Burning questions

May 9, 2013 

The Springs fire has left a trail of destruction—and ecological uncertainty—in Sycamore Canyon.

When wind-driven flames tore through one of the Santa Monica Mountains’ most scenic canyons last week, hearts sank with visions of another city escape transformed into a smoldering moonscape.

Sycamore Canyon draws thousands of visitors every month with its gorgeous vistas, canopied trees and a network of trails suitable for everyone from strolling couples to hardcore hikers.  So the big question was this: exactly how destructive was the fire that ignited near Newbury Park in the inland valley and didn’t stop until it reached the sea at Point Mugu State Park, about 30 miles north of Santa Monica?

Over the past couple of days, some answers—along with new questions—have emerged, as national and state parks experts have hit the charred ground to begin investigating the fallout from the only spring wildfire in anyone’s memory.

What they’ve found might be good news for people eager for a return to the trails but troublesome for the area’s wildlife, especially its birds, now in their prime nesting season. “Normally, with fall fires, that’s not going on,” said fire ecologist Marti Witter of the National Park Service. “There was probably a significant hit to bird populations.”

The rare early timing of the so-called Springs fire also has raised questions about the regenerative resilience of burned trees, which were in their spring growth period and already were challenged by drought conditions. Deciduous trees, such as the sycamores, had yet to begin moving nutrients from their leaves to their trunks, as they do during the late summer and fall months. Those leaves are now scorched or incinerated. At a minimum, experts predict that damaged trees could remain leafless and unsightly for months longer than if the blaze had erupted later in the year during the normal fire season, when subsequent wetter months help force new growth.

“People are going to be looking at a black landscape much longer than they normally would,” said Witter, of the park service’s Santa Monica Mountains National Recreation Area.

Sycamore Canyon remains off-limits to hikers.

For now, the public won’t be seeing anything; officials have ordered a two-week closure of the Sycamore Canyon Trail area until an assessment of the potential dangers can be determined. A key player in that process is National Park Service plant ecologist John Tiszler, who, like Witter, also works in the Santa Monica Mountains National Recreation Area. Earlier this week, he toured the popular lower canyon on behalf of Ventura County fire officials.

“Clearly, the vast majority of it burned,” Tiszler said. “I know people are very worried about this but I don’t think there’s any reason to think that a catastrophe has occurred.”

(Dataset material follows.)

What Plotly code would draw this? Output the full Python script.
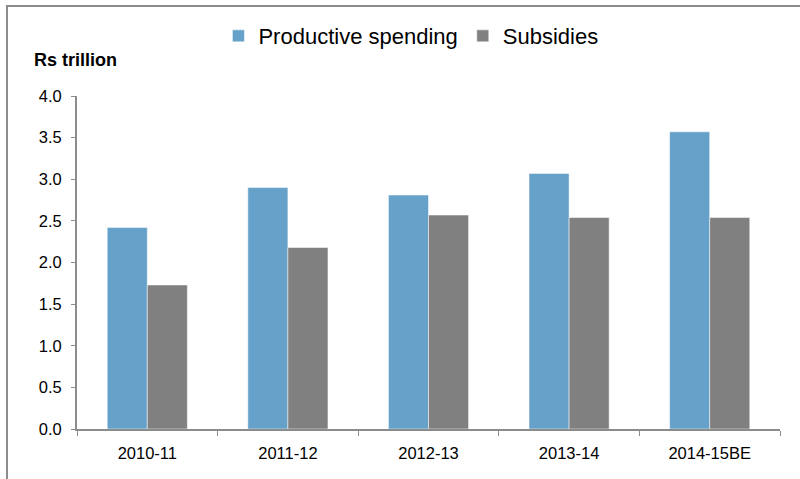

Tiszler said “the fickleness of the winds” had left some spots unscathed as the flames quickly shifted through the broad lower canyon beyond the undamaged Point Mugu campground. Those scattered green zones, he said, could provide refuge for displaced, nesting birds and such ground wildlife as lizards, which park service staffers are attempting to rescue. (Click here for a satellite image of the “burn scar.”)

Tiszler said that, in the lower canyon, he flagged only 15 sycamores and oaks that had the potential to fall along the fire-road trail. Only three or four of them, he said, should be taken down. But in the canyon’s upper, narrower passages, he said, the toll appears worse because of more intense flames and heat.

The staying power of all those affected trees could be tested in the days ahead, Tiszler said, when high winds are expected to whip through the area again. He also said a looser standard will be applied to damaged trees along hiking trails that don’t have gathering areas, where the public might linger and be at greater risk. “If there’s no person, car or picnic table,” he said, “then the potential of being a public hazard is much reduced.”  

Tiszler also noted that trees in Sycamore Canyon had withstood a number of blazes over the decades, including the more devastating Green Meadow fire in 1993. “Trees are like alien beings from another planet,” he said. “They are so different from us, the way they heal themselves, what they tolerate.” He said trees can stand strong even with deep hollows burned into their core because their weight is borne by their outer rings.

Like many veteran hikers and naturalists, Ron Webster of the Sierra Club does not view flames as an enemy of Sycamore Canyon’s trails, a good number of which he helped cut years ago. “You know, it’s just fire. The place greens up and then we’re off again,” said Webster, who, at 78, still leads trail crews in the Santa Monica Mountains.

“Be sure to schedule hikes there in the spring. You’ll see wildflower displays like you won’t believe,” Webster said, noting that seeds have long been lying dormant under the deep chaparral that has been burned away.

Witter of the park service said she, too, has learned to put the area’s fires in perspective. A longtime Topanga resident, she remembers the destruction of property—and the uprooting of lives—from the wildfires two decades ago that cut a fiery path from the mountains around her neighborhood to the ocean’s edge in Malibu.

“Seeing all those burned homes, that was emotionally devastating,” Witter recalled. “This fire has changed the landscape, but it should come back.”

Fire hollowed out the core of this broken oak so its outer rings could no longer support its weight.